What makes a good prompt for Claude Code or Cursor?
Four ingredients: context (point it at the right files and an example pattern), the concrete task, constraints (the guardrails), and a definition of done it can verify itself — usually a test or build command. "Fix the login bug" fails on all four; "reproduce the timeout bug with a failing test in src/auth/, fix the root cause, and make the suite pass" hits all four.
Should I write one big prompt or go step by step?
For a clear, small task, one well-specified prompt is best. For a big or fuzzy feature, split it: have the agent explore and write a plan first, review the plan yourself, then tell it to implement. Separating planning from coding is the most reliable way to stop it from solving the wrong problem.
How do I stop a coding agent from going off the rails?
Correct it the moment you see it drift — don't let it run.

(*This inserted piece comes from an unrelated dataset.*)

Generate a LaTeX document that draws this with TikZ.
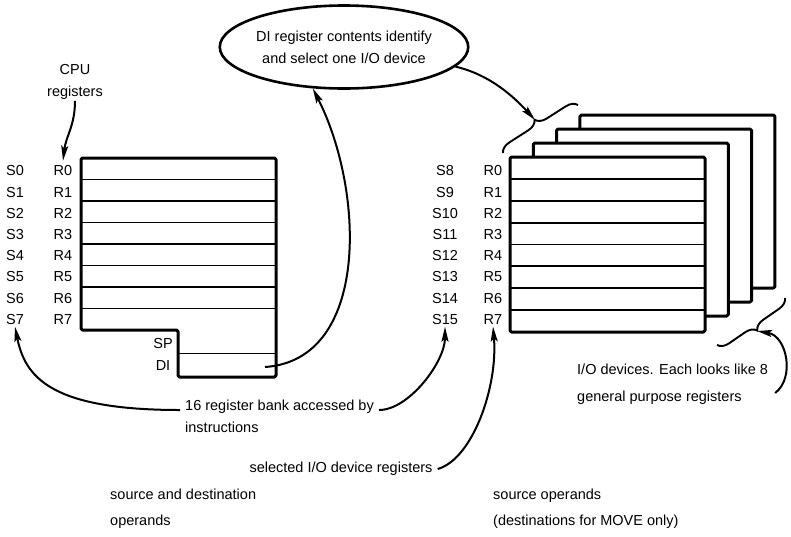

If you've corrected the same issue twice, the context is cluttered with failed attempts; reset and write one sharper prompt that includes what you learned. A clean session with a better prompt almost always beats a long session full of corrections.
Do I still need to review code an agent writes?
Yes. A plausible-looking diff is not a correct diff, especially around edge cases. Give the agent a way to verify itself (tests, a build, a screenshot), have it show you the evidence, and review the final diff against your original ask. For longer runs, have a fresh agent review the diff in a clean context.
What's the difference between prompting a coding agent and a chatbot?
A chatbot answers and waits. A coding agent runs a loop — it reads files, edits code, runs commands, and checks its own work until the task is done. So your prompt has to set a goal the agent can carry through that loop and, ideally, a check it can run to know when to stop, not just a question to answer.